#### [Data shown]

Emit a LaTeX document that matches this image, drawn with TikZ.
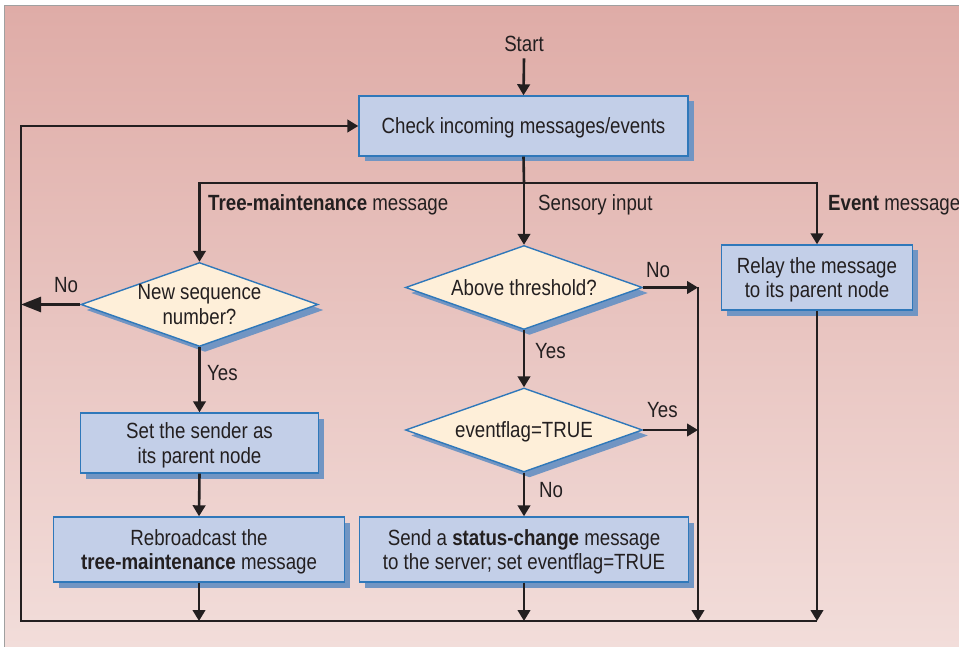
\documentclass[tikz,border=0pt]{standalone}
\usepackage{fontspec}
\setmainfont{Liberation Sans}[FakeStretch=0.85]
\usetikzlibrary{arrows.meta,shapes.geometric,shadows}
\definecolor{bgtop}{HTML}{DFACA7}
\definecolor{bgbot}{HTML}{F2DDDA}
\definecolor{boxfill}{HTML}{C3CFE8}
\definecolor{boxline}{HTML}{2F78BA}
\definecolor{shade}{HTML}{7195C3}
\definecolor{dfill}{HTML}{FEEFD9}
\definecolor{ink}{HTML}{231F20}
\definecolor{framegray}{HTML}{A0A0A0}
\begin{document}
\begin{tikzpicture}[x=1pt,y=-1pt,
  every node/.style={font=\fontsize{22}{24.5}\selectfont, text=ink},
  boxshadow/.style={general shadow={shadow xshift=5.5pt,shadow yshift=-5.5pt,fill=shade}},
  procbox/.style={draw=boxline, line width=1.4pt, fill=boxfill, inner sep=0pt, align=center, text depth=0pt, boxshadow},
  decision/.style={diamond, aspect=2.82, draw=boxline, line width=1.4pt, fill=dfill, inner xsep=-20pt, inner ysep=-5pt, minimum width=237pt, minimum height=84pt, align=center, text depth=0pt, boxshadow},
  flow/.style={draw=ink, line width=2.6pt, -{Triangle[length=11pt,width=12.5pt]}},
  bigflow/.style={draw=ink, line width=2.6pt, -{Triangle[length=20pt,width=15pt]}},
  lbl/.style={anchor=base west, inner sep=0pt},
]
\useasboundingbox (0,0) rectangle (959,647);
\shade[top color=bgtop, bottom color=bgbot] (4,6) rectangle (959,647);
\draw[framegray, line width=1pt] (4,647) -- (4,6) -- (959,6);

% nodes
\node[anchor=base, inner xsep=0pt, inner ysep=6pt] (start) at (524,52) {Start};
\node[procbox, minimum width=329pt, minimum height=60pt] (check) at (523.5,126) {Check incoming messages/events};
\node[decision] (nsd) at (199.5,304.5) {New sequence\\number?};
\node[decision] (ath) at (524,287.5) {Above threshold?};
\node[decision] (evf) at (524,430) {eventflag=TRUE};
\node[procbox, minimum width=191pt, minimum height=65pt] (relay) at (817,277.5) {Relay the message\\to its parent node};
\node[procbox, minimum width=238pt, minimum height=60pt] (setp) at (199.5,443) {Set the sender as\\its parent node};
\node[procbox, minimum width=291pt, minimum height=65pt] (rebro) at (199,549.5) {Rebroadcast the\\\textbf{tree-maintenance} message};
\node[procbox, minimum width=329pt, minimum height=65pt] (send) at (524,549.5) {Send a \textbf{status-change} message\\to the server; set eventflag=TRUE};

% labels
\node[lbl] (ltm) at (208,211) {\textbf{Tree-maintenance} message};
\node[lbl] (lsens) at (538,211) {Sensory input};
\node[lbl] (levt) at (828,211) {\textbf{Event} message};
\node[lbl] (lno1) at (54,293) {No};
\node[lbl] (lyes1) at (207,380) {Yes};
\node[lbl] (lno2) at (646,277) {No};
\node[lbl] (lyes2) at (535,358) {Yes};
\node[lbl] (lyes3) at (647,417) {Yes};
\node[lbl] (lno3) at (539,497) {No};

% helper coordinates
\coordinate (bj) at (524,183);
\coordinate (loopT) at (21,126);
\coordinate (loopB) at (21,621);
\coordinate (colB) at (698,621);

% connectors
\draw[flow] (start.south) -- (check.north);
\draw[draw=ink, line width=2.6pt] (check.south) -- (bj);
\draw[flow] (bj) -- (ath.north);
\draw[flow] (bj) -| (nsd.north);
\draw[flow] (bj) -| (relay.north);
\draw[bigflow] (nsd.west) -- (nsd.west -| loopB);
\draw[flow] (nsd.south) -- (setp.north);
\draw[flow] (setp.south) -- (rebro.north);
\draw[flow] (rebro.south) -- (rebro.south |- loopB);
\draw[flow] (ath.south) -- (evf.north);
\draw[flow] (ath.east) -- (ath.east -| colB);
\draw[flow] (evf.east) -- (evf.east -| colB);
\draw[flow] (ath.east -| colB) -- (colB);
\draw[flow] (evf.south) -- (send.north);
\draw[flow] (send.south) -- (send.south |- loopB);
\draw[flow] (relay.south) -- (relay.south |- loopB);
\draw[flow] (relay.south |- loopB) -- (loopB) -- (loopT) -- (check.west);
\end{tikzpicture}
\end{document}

#### [Direction]
Quote every line word for word and keep the images out of the copy.

#### [Solution for this task]
Emit a LaTeX document that matches this image, drawn with TikZ.
\documentclass[tikz,border=0pt]{standalone}
\usepackage{fontspec}
\setmainfont{Liberation Sans}[FakeStretch=0.85]
\usetikzlibrary{arrows.meta,shapes.geometric,shadows}
\definecolor{bgtop}{HTML}{DFACA7}
\definecolor{bgbot}{HTML}{F2DDDA}
\definecolor{boxfill}{HTML}{C3CFE8}
\definecolor{boxline}{HTML}{2F78BA}
\definecolor{shade}{HTML}{7195C3}
\definecolor{dfill}{HTML}{FEEFD9}
\definecolor{ink}{HTML}{231F20}
\definecolor{framegray}{HTML}{A0A0A0}
\begin{document}
\begin{tikzpicture}[x=1pt,y=-1pt,
  every node/.style={font=\fontsize{22}{24.5}\selectfont, text=ink},
  boxshadow/.style={general shadow={shadow xshift=5.5pt,shadow yshift=-5.5pt,fill=shade}},
  procbox/.style={draw=boxline, line width=1.4pt, fill=boxfill, inner sep=0pt, align=center, text depth=0pt, boxshadow},
  decision/.style={diamond, aspect=2.82, draw=boxline, line width=1.4pt, fill=dfill, inner xsep=-20pt, inner ysep=-5pt, minimum width=237pt, minimum height=84pt, align=center, text depth=0pt, boxshadow},
  flow/.style={draw=ink, line width=2.6pt, -{Triangle[length=11pt,width=12.5pt]}},
  bigflow/.style={draw=ink, line width=2.6pt, -{Triangle[length=20pt,width=15pt]}},
  lbl/.style={anchor=base west, inner sep=0pt},
]
\useasboundingbox (0,0) rectangle (959,647);
\shade[top color=bgtop, bottom color=bgbot] (4,6) rectangle (959,647);
\draw[framegray, line width=1pt] (4,647) -- (4,6) -- (959,6);

% nodes
\node[anchor=base, inner xsep=0pt, inner ysep=6pt] (start) at (524,52) {Start};
\node[procbox, minimum width=329pt, minimum height=60pt] (check) at (523.5,126) {Check incoming messages/events};
\node[decision] (nsd) at (199.5,304.5) {New sequence\\number?};
\node[decision] (ath) at (524,287.5) {Above threshold?};
\node[decision] (evf) at (524,430) {eventflag=TRUE};
\node[procbox, minimum width=191pt, minimum height=65pt] (relay) at (817,277.5) {Relay the message\\to its parent node};
\node[procbox, minimum width=238pt, minimum height=60pt] (setp) at (199.5,443) {Set the sender as\\its parent node};
\node[procbox, minimum width=291pt, minimum height=65pt] (rebro) at (199,549.5) {Rebroadcast the\\\textbf{tree-maintenance} message};
\node[procbox, minimum width=329pt, minimum height=65pt] (send) at (524,549.5) {Send a \textbf{status-change} message\\to the server; set eventflag=TRUE};

% labels
\node[lbl] (ltm) at (208,211) {\textbf{Tree-maintenance} message};
\node[lbl] (lsens) at (538,211) {Sensory input};
\node[lbl] (levt) at (828,211) {\textbf{Event} message};
\node[lbl] (lno1) at (54,293) {No};
\node[lbl] (lyes1) at (207,380) {Yes};
\node[lbl] (lno2) at (646,277) {No};
\node[lbl] (lyes2) at (535,358) {Yes};
\node[lbl] (lyes3) at (647,417) {Yes};
\node[lbl] (lno3) at (539,497) {No};

% helper coordinates
\coordinate (bj) at (524,183);
\coordinate (loopT) at (21,126);
\coordinate (loopB) at (21,621);
\coordinate (colB) at (698,621);

% connectors
\draw[flow] (start.south) -- (check.north);
\draw[draw=ink, line width=2.6pt] (check.south) -- (bj);
\draw[flow] (bj) -- (ath.north);
\draw[flow] (bj) -| (nsd.north);
\draw[flow] (bj) -| (relay.north);
\draw[bigflow] (nsd.west) -- (nsd.west -| loopB);
\draw[flow] (nsd.south) -- (setp.north);
\draw[flow] (setp.south) -- (rebro.north);
\draw[flow] (rebro.south) -- (rebro.south |- loopB);
\draw[flow] (ath.south) -- (evf.north);
\draw[flow] (ath.east) -- (ath.east -| colB);
\draw[flow] (evf.east) -- (evf.east -| colB);
\draw[flow] (ath.east -| colB) -- (colB);
\draw[flow] (evf.south) -- (send.north);
\draw[flow] (send.south) -- (send.south |- loopB);
\draw[flow] (relay.south) -- (relay.south |- loopB);
\draw[flow] (relay.south |- loopB) -- (loopB) -- (loopT) -- (check.west);
\end{tikzpicture}
\end{document}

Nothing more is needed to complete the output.